Today’s responsorial psalm, Psalm 139, acknowledges that God
has searched me and knows me and that there is nowhere or way, in the long run, that I can actually flee from God’s presence. However, I can spend a lifetime closing my
mind to God’s messages and refusing to look for God in my experiences. Yes, I can spend my life’s energy avoiding
the “empty tombs” of my life, avoiding the darkness to find the Light, climbing
“Mount Tabors” and refusing to come off the mount (of pride,
self-righteousness, erecting tents for myself and like-minded individuals. I can
also spend all my energy making excuses when confronted by the Lord. For example, like Jeremiah, I can try to shut
out God’s call to be a prophet by saying: “I am too young, Lord.” Like Isaiah I can object to God’s will by
saying: I can’t do what you are asking; I come from a people of unclean lips.”
With Peter I can
say: “Depart from me, O Lord, I am a sinful [person].” Like the apostles on the road to Emmaus, I
can leave places with which I do not
want to deal, places that rattle my comfort zone. Like Paul, who persecutes others different
from Himself and following other beliefs, I can mount thrones of passionate pursuits
that leave me blind, as I resist interventions.

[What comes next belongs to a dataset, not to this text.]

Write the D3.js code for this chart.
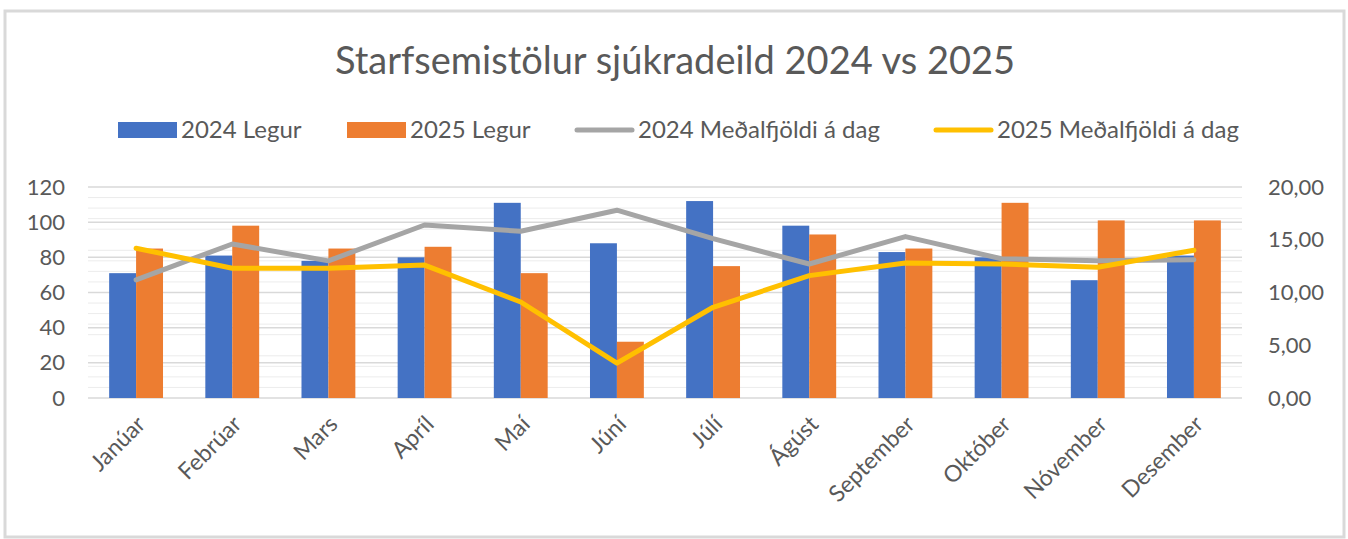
<!DOCTYPE html>
<html>
<head>
<meta charset="utf-8">
<script src="https://cdn.jsdelivr.net/npm/d3@7"></script>
<style>
  body { margin: 0; background: #fff; }
  svg text { font-family: Lato, "Open Sans", sans-serif; fill: #595959; }
</style>
</head>
<body>
<svg id="chart" width="1348" height="539"></svg>
<script>
// Data
const months = ["Janúar", "Febrúar", "Mars", "Apríl", "Maí", "Júní", "Júlí", "Ágúst", "September", "Október", "Nóvember", "Desember"];
const legur2024 = [71, 81, 78, 80, 111, 88, 112, 98, 83, 80, 67, 81];
const legur2025 = [85, 98, 85, 86, 71, 32, 75, 93, 85, 111, 101, 101];
const medal2024 = [11.2, 14.6, 13.0, 16.4, 15.8, 17.8, 15.1, 12.7, 15.3, 13.2, 13.0, 13.1];
const medal2025 = [14.2, 12.3, 12.3, 12.6, 9.1, 3.3, 8.6, 11.6, 12.8, 12.7, 12.4, 14.0];
const leftTicks = [0, 20, 40, 60, 80, 100, 120];
const rightTicks = [0, 5, 10, 15, 20];

const barColors = ["#4472c4", "#ed7d31"];
const lineColors = ["#a5a5a5", "#ffc000"];

const svg = d3.select("#chart");

// Outer frame
svg.append("rect")
    .attr("x", 5).attr("y", 11)
    .attr("width", 1339).attr("height", 526)
    .attr("fill", "none")
    .attr("stroke", "#d9d9d9")
    .attr("stroke-width", 3);

const margin = {top: 187, right: 106, bottom: 141, left: 88};
const width = 1348 - margin.left - margin.right,
      height = 539 - margin.top - margin.bottom;

const g = svg.append("g")
    .attr("transform", "translate(" + margin.left + "," + margin.top + ")");

const x0 = d3.scaleBand().domain(months).range([0, width])
    .paddingInner(0.44).paddingOuter(0.22);
const x1 = d3.scaleBand().domain([0, 1]).range([0, x0.bandwidth()]);
const yL = d3.scaleLinear().domain([0, 120]).range([height, 0]);
const yR = d3.scaleLinear().domain([0, 20]).range([height, 0]);

// Minor gridlines (every 1 on right axis)
g.append("g")
  .selectAll("line")
  .data(d3.range(0, 20.01, 1).filter(d => d % 5 !== 0))
  .join("line")
    .attr("x1", 0).attr("x2", width)
    .attr("y1", d => yR(d)).attr("y2", d => yR(d))
    .attr("stroke", "#ececec")
    .attr("stroke-width", 1);

// Major gridlines
g.append("g")
  .selectAll("line")
  .data(leftTicks)
  .join("line")
    .attr("x1", 0).attr("x2", width)
    .attr("y1", d => yL(d)).attr("y2", d => yL(d))
    .attr("stroke", "#d9d9d9")
    .attr("stroke-width", 1.5);

// Bars
const groups = g.append("g")
  .selectAll("g")
  .data(months)
  .join("g")
    .attr("transform", d => "translate(" + x0(d) + ",0)");

groups.selectAll("rect")
  .data((d, i) => [legur2024[i], legur2025[i]])
  .join("rect")
    .attr("x", (d, j) => x1(j))
    .attr("width", x1.bandwidth())
    .attr("y", d => yL(d))
    .attr("height", d => height - yL(d))
    .attr("fill", (d, j) => barColors[j]);

// Lines
const line = d3.line()
    .x((d, i) => x0(months[i]) + x0.bandwidth() / 2)
    .y(d => yR(d));

[medal2024, medal2025].forEach((s, k) => {
  g.append("path")
      .datum(s)
      .attr("d", line)
      .attr("fill", "none")
      .attr("stroke", lineColors[k])
      .attr("stroke-width", 5)
      .attr("stroke-linejoin", "round")
      .attr("stroke-linecap", "round");
});

// Left axis
const leftAxis = g.append("g")
    .attr("transform", "translate(-23,0)")
    .call(d3.axisLeft(yL).tickValues(leftTicks).tickSize(0).tickPadding(0));
leftAxis.select(".domain").remove();
leftAxis.selectAll("text").style("font-size", "22px").attr("fill", "#595959");

// Right axis
const rightAxis = g.append("g")
    .attr("transform", "translate(" + (width + 26) + ",0)")
    .call(d3.axisRight(yR).tickValues(rightTicks).tickSize(0).tickPadding(0)
      .tickFormat(d => d3.format(".2f")(d).replace(".", ",")));
rightAxis.select(".domain").remove();
rightAxis.selectAll("text").style("font-size", "22px").attr("fill", "#595959");

// X axis labels
g.append("g")
  .selectAll("text")
  .data(months)
  .join("text")
    .attr("transform", d => "translate(" + (x0(d) + x0.bandwidth() / 2 + 5) + "," + (height + 22) + ") rotate(-45)")
    .attr("text-anchor", "end")
    .attr("dy", "0.35em")
    .style("font-size", "23px")
    .text(d => d);

// Title
svg.append("text")
    .attr("x", 675).attr("y", 74)
    .attr("text-anchor", "middle")
    .style("font-size", "38px")
    .text("Starfsemistölur sjúkradeild 2024 vs 2025");

// Legend
const legendItems = [
  {label: "2024 Legur", type: "bar", color: barColors[0], x: 118},
  {label: "2025 Legur", type: "bar", color: barColors[1], x: 347},
  {label: "2024 Meðalfjöldi á dag", type: "line", color: lineColors[0], x: 575},
  {label: "2025 Meðalfjöldi á dag", type: "line", color: lineColors[1], x: 934}
];
const legend = svg.append("g");
legendItems.forEach(it => {
  if (it.type === "bar") {
    legend.append("rect")
        .attr("x", it.x).attr("y", 122)
        .attr("width", 59).attr("height", 16)
        .attr("fill", it.color);
  } else {
    legend.append("line")
        .attr("x1", it.x + 2).attr("x2", it.x + 57)
        .attr("y1", 130).attr("y2", 130)
        .attr("stroke", it.color)
        .attr("stroke-width", 5)
        .attr("stroke-linecap", "round");
  }
  legend.append("text")
      .attr("x", it.x + 63).attr("y", 130)
      .attr("dy", "0.35em")
      .style("font-size", "24px")
      .text(it.label);
});
</script>
</body>
</html>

Yes, we can run from our experiences in whatever ways we choose to run from them
even to the point of death. How sad if we turn to Truth only on our death beds!
In today’s first reading, 1 Thes 2: 9-13, Paul confronts the
Thessalonians, “insisting that [we] walk in a manner worthy of the God who
calls [us] into his Kingdom and glory”—so, too, are we invited to “walk in a
manner worthy of the God who calls [us] into his Kingdom and glory.” That means
facing our truth, a truth that comes to us in being open to others, especially to
those persons, perhaps, whom we avoid in
our personal lives. In order to walk in
a manner worthy of God, we need to bare our souls to the Lord Himself, facing
our “demons,” going into the darkness of
our lives to find the Light, coming down from our “Mount Tabors” and walking
with Christ to that place where we die to our sinful ways (our pride, our lusts for power and control, our
selfish ways, our self-righteousness, etc.) and resurrect to new life in Christ
Jesus. And, finally, as did Mary
Magdalen, we need to enter our “empty tombs” to encounter the Risen
Christ and risk being fully transformed by Him, no longer afraid to take the
message of the Risen Christ to whomever we are sent.